The film did make me uncomfortable in a way that I’m not sure was intended or not. The film involves a lot of looking at women’s bodies (sure they’re robots, but the film goes out of its way to say that the robots have sexuality, and, of course, they’re also played by actresses). For example, there is a scene in which Ava examines her new body that somewhat recalls a similar scene in Under the Skin. But in Ex Machina, a man is watching her do it and the scene is focused through his looking. Added to this is some exoticized sexuality on behalf of Nathan’s Japanese maid (though there is a twist that does kind of explain this).
Ex Machina is playing in theaters at the same time as another movie about an AI and that is Avengers: Age of Ultron. Aside from both being sci-fi films these are as different kinds of films as you can get: one is small and thoughtful, the other loud and gigantic. But in both cases, AI takes on a very human form, and has very human psychology. In both cases the AI’s are seen as dangerous. Specifically, in both films the rise of an AI is tied specifically to atomic fears. In Ultron, the fear is that the robot will gain access to nuclear launch codes. In Ex Machina Caleb listens to OMD’s “Enola Gay” and compares Nathan (unfavorably) to J. Robert Oppenheimer. What’s interesting is that this nuclear age anxiety has seeped into the information age thinking about AIs, not just in these films but also in Battlestar Galactica and the Terminator series.
BSG is relevant here because as I mentioned earlier, the AI’s in these works all operate by very Freudian psychology. Nathan recalls the Promethean myth, but he these films also borrow much from Oedipus. The question bordering on frustration I have is why are AI’s always presented this way? In Ultron, Tony Stark comments in passing (and everything feels in passing in that movie since there is so much going on) that it’s interesting that Ultron took on humanoid form because the human body is evolutionarily flawed. Now, part of this has been that we need actors for movies, and it’s hard to get them into other shapes without a lot of money. But CGI seems to have eliminated that problem. Nathan presumes that the human form is important because without a sex drive, a robot wouldn’t have any need for external relationships, which seems like a rather awful view about humanity. Yet, Ava seems to desire to become more human. My question to a movie AI is why would you want to be human? The AI that desires, to a fault, to be like its maker may reflect on our own anxieties about our own creation and purpose, but it’s starting to get tired and boring; especially when it’s explained with bullet points picked up from a psych 101 lecture.

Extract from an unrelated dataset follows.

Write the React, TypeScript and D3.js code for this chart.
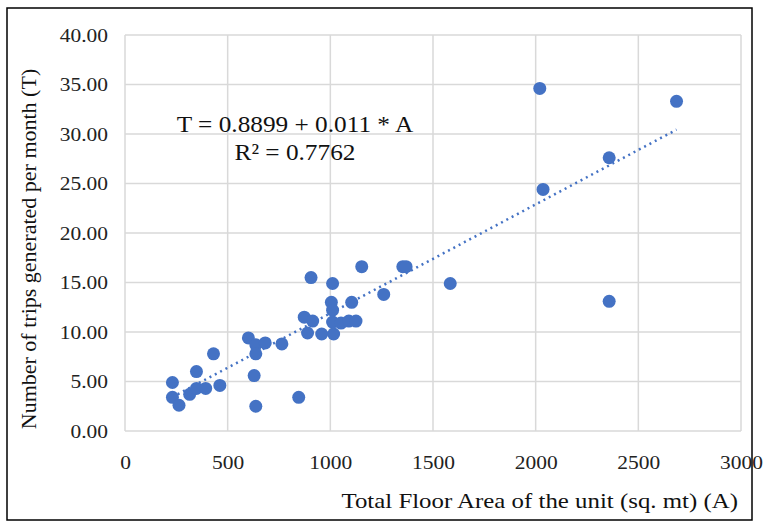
import React, { useEffect, useRef } from "react";
import * as d3 from "d3";

// floor area (sq. mt) and trips per month
const floorArea = [
  231, 231, 263, 315, 348, 348, 393, 431, 462, 601, 637, 637, 683, 629, 637,
  764, 846, 873, 889, 906, 914, 958, 1005, 1011, 1011, 1011, 1016, 1052, 1090,
  1104, 1125, 1153, 1260, 1353, 1369, 1584, 2020, 2036, 2358, 2358, 2686,
];
const trips = [
  4.9, 3.4, 2.6, 3.7, 6.0, 4.3, 4.3, 7.8, 4.6, 9.4, 8.7, 7.8, 8.9, 5.6, 2.5,
  8.8, 3.4, 11.5, 9.9, 15.5, 11.1, 9.8, 13.0, 14.9, 12.2, 11.0, 9.8, 10.9, 11.1,
  13.0, 11.1, 16.6, 13.8, 16.6, 16.6, 14.9, 34.6, 24.4, 27.6, 13.1, 33.3,
];
const xTicks = [0, 500, 1000, 1500, 2000, 2500, 3000];
const yTicks = [0, 5, 10, 15, 20, 25, 30, 35, 40];
const intercept = 0.8899;
const slope = 0.011;

function App() {
  const chartRef = useRef<SVGSVGElement>(null);

  useEffect(() => {
    const svg = d3.select(chartRef.current);
    svg.selectAll("*").remove();

    const width = 766;
    const height = 524;
    const serif = "Liberation Serif";
    const blue = "#4472C4";
    // the source picture is a little stretched sideways
    const stretch = 1.13;

    const x = d3.scaleLinear().domain([0, 3000]).range([125, 741]);
    const y = d3.scaleLinear().domain([0, 40]).range([431, 35]);

    svg
      .attr("width", width)
      .attr("height", height)
      .style("font-family", serif);

    // white background + outer frame
    svg
      .append("rect")
      .attr("width", width)
      .attr("height", height)
      .attr("fill", "#fff");
    svg
      .append("rect")
      .attr("x", 7)
      .attr("y", 8)
      .attr("width", 745)
      .attr("height", 512)
      .attr("fill", "none")
      .attr("stroke", "#000")
      .attr("stroke-width", 1.5);

    // gridlines
    const grid = svg.append("g").attr("stroke", "#d9d9d9").attr("stroke-width", 1.5);
    grid
      .selectAll("line.h")
      .data(yTicks)
      .join("line")
      .attr("x1", x(0))
      .attr("x2", x(3000))
      .attr("y1", d => y(d))
      .attr("y2", d => y(d));
    grid
      .selectAll("line.v")
      .data(xTicks)
      .join("line")
      .attr("x1", d => x(d))
      .attr("x2", d => x(d))
      .attr("y1", y(0))
      .attr("y2", y(40));

    // axes (labels only)
    svg
      .append("g")
      .attr("transform", `translate(0,${y(0)})`)
      .call(d3.axisBottom(x).tickValues(xTicks).tickSize(0).tickPadding(25).tickFormat(d3.format("d")))
      .call(g => g.select(".domain").remove())
      .call(g => g.attr("font-family", null).attr("font-size", null))
      .selectAll("text")
      .attr("transform", `scale(${stretch},1)`)
      .style("font-family", serif)
      .style("font-size", "19px")
      .attr("fill", "#222");

    svg
      .append("g")
      .attr("transform", `translate(${x(0)},0)`)
      .call(d3.axisLeft(y).tickValues(yTicks).tickSize(0).tickFormat(d3.format(".2f")))
      .call(g => g.select(".domain").remove())
      .call(g => g.attr("font-family", null).attr("font-size", null))
      .selectAll("text")
      .attr("x", -17 / stretch)
      .attr("transform", `scale(${stretch},1)`)
      .style("font-family", serif)
      .style("font-size", "19px")
      .attr("fill", "#222");

    // trendline
    const [aMin, aMax] = d3.extent(floorArea) as [number, number];
    svg
      .append("line")
      .attr("x1", x(aMin))
      .attr("y1", y(intercept + slope * aMin))
      .attr("x2", x(aMax))
      .attr("y2", y(intercept + slope * aMax))
      .attr("stroke", blue)
      .attr("stroke-width", 2.5)
      .attr("stroke-dasharray", "2 4");

    // points
    svg
      .append("g")
      .attr("fill", blue)
      .selectAll("circle")
      .data(floorArea)
      .join("circle")
      .attr("cx", d => x(d))
      .attr("cy", (d, i) => y(trips[i]))
      .attr("r", 6.5);

    // equation
    const eq = svg
      .append("text")
      .attr("transform", `translate(295,0) scale(1.1,1)`)
      .style("font-family", serif)
      .style("font-size", "23px")
      .attr("fill", "#111")
      .attr("text-anchor", "middle");
    eq.append("tspan").attr("x", 0).attr("y", 132).text(`T = ${intercept} + ${slope} * A`);
    eq.append("tspan").attr("x", 0).attr("y", 160).text("R² = 0.7762");

    // axis titles
    svg
      .append("text")
      .attr("transform", `translate(738,508) scale(${stretch},1)`)
      .attr("text-anchor", "end")
      .style("font-family", serif)
      .style("font-size", "22px")
      .attr("fill", "#111")
      .text("Total Floor Area of the unit (sq. mt) (A)");

    svg
      .append("text")
      .attr("transform", "translate(36,249) rotate(-90)")
      .attr("text-anchor", "middle")
      .style("font-family", serif)
      .style("font-size", "22px")
      .attr("fill", "#111")
      .text("Number of trips generated per month (T)");
  }, []);

  return (
    <svg
      ref={chartRef}
      style={{ position: "absolute", left: 0, top: 0, display: "block" }}
    ></svg>
  );
}

export default App;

I guess what I’m asking for is fewer C-3Pos and more R2D2s.
There’s a theory that for me makes perfect sense about alien life: that the reason that we don’t see any of it is that it’s so radically different from our concept of life that we can’t comprehend it when/ if we encounter it. AI’s, a form of alien life (a relationship demonstrated by the final scene of Spielberg’s AI) could be similar as they evolve. They may not care to interact with us at all, or decide to mimic insects life instead of human life.
Ex Machina is a thrilling film, an example of what good sci-fi is capable of. At the same time, its familiar elements suggest that sci-fi still follows a rather narrow view of robots and AIs. What’s at stake is that in the past century, sci-fi has inspired our technology: ipads, cell phones, satellites. Perhaps if we want a better class of AI or robots in the future, one that isn’t trying to kill us because of deep seeded parental issues, we need to have a more diverse set of fictionally, imagined robots to draw from.
In the film, Ava draws a number of fascinating sketches about her world. Who knows, in 20 years we might have a robot cinema. Movies about robots by robots.